→ **Description of the task**: Every record here needs to be written out again exactly.

Records with drawing code
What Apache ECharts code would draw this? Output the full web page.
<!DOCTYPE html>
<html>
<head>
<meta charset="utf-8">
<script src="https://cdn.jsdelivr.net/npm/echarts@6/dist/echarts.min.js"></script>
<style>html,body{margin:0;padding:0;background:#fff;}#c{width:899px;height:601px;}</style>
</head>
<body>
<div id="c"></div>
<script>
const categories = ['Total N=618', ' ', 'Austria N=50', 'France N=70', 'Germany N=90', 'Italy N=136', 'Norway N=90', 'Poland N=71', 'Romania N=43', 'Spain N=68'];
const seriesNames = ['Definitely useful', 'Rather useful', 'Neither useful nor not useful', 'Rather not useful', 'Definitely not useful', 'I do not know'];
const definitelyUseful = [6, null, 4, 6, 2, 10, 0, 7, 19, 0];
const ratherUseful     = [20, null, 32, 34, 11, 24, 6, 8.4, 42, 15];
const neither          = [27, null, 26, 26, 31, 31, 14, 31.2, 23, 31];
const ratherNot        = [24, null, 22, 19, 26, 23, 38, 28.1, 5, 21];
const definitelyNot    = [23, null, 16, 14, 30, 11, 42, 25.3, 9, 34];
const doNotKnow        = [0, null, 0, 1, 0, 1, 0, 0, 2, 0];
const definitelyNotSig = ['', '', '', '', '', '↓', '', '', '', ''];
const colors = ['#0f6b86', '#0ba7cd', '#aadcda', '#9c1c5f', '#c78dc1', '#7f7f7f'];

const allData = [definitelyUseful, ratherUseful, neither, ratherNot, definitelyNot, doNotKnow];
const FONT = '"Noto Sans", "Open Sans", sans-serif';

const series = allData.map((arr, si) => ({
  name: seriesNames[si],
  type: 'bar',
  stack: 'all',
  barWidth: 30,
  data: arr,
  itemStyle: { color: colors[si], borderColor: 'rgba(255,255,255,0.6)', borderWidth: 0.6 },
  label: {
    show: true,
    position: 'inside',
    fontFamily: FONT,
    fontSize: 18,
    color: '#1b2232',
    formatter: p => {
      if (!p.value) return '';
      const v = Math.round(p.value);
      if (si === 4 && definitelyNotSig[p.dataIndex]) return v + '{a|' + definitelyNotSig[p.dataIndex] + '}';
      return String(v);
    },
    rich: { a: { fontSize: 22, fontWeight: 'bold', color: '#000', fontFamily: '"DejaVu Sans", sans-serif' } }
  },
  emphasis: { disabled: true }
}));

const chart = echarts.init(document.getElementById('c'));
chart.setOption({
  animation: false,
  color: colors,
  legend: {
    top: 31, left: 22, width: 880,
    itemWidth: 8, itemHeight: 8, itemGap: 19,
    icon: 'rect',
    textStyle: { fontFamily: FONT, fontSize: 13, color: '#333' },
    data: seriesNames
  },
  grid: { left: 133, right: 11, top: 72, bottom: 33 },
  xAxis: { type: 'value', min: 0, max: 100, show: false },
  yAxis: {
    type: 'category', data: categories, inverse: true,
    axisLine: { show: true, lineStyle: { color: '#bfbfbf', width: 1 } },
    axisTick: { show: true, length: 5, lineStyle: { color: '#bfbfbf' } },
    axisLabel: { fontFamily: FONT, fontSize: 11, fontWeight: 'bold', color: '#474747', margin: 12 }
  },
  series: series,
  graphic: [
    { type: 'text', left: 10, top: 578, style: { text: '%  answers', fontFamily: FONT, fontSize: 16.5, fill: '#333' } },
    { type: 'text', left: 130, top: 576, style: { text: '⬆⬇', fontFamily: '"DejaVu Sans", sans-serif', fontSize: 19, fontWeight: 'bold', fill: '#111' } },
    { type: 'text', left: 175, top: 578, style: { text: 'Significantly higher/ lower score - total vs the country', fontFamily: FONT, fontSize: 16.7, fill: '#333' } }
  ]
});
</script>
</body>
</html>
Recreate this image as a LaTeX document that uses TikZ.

→ **Full answer**:
What Apache ECharts code would draw this? Output the full web page.
<!DOCTYPE html>
<html>
<head>
<meta charset="utf-8">
<script src="https://cdn.jsdelivr.net/npm/echarts@6/dist/echarts.min.js"></script>
<style>html,body{margin:0;padding:0;background:#fff;}#c{width:899px;height:601px;}</style>
</head>
<body>
<div id="c"></div>
<script>
const categories = ['Total N=618', ' ', 'Austria N=50', 'France N=70', 'Germany N=90', 'Italy N=136', 'Norway N=90', 'Poland N=71', 'Romania N=43', 'Spain N=68'];
const seriesNames = ['Definitely useful', 'Rather useful', 'Neither useful nor not useful', 'Rather not useful', 'Definitely not useful', 'I do not know'];
const definitelyUseful = [6, null, 4, 6, 2, 10, 0, 7, 19, 0];
const ratherUseful     = [20, null, 32, 34, 11, 24, 6, 8.4, 42, 15];
const neither          = [27, null, 26, 26, 31, 31, 14, 31.2, 23, 31];
const ratherNot        = [24, null, 22, 19, 26, 23, 38, 28.1, 5, 21];
const definitelyNot    = [23, null, 16, 14, 30, 11, 42, 25.3, 9, 34];
const doNotKnow        = [0, null, 0, 1, 0, 1, 0, 0, 2, 0];
const definitelyNotSig = ['', '', '', '', '', '↓', '', '', '', ''];
const colors = ['#0f6b86', '#0ba7cd', '#aadcda', '#9c1c5f', '#c78dc1', '#7f7f7f'];

const allData = [definitelyUseful, ratherUseful, neither, ratherNot, definitelyNot, doNotKnow];
const FONT = '"Noto Sans", "Open Sans", sans-serif';

const series = allData.map((arr, si) => ({
  name: seriesNames[si],
  type: 'bar',
  stack: 'all',
  barWidth: 30,
  data: arr,
  itemStyle: { color: colors[si], borderColor: 'rgba(255,255,255,0.6)', borderWidth: 0.6 },
  label: {
    show: true,
    position: 'inside',
    fontFamily: FONT,
    fontSize: 18,
    color: '#1b2232',
    formatter: p => {
      if (!p.value) return '';
      const v = Math.round(p.value);
      if (si === 4 && definitelyNotSig[p.dataIndex]) return v + '{a|' + definitelyNotSig[p.dataIndex] + '}';
      return String(v);
    },
    rich: { a: { fontSize: 22, fontWeight: 'bold', color: '#000', fontFamily: '"DejaVu Sans", sans-serif' } }
  },
  emphasis: { disabled: true }
}));

const chart = echarts.init(document.getElementById('c'));
chart.setOption({
  animation: false,
  color: colors,
  legend: {
    top: 31, left: 22, width: 880,
    itemWidth: 8, itemHeight: 8, itemGap: 19,
    icon: 'rect',
    textStyle: { fontFamily: FONT, fontSize: 13, color: '#333' },
    data: seriesNames
  },
  grid: { left: 133, right: 11, top: 72, bottom: 33 },
  xAxis: { type: 'value', min: 0, max: 100, show: false },
  yAxis: {
    type: 'category', data: categories, inverse: true,
    axisLine: { show: true, lineStyle: { color: '#bfbfbf', width: 1 } },
    axisTick: { show: true, length: 5, lineStyle: { color: '#bfbfbf' } },
    axisLabel: { fontFamily: FONT, fontSize: 11, fontWeight: 'bold', color: '#474747', margin: 12 }
  },
  series: series,
  graphic: [
    { type: 'text', left: 10, top: 578, style: { text: '%  answers', fontFamily: FONT, fontSize: 16.5, fill: '#333' } },
    { type: 'text', left: 130, top: 576, style: { text: '⬆⬇', fontFamily: '"DejaVu Sans", sans-serif', fontSize: 19, fontWeight: 'bold', fill: '#111' } },
    { type: 'text', left: 175, top: 578, style: { text: 'Significantly higher/ lower score - total vs the country', fontFamily: FONT, fontSize: 16.7, fill: '#333' } }
  ]
});
</script>
</body>
</html>
Recreate this image as a LaTeX document that uses TikZ.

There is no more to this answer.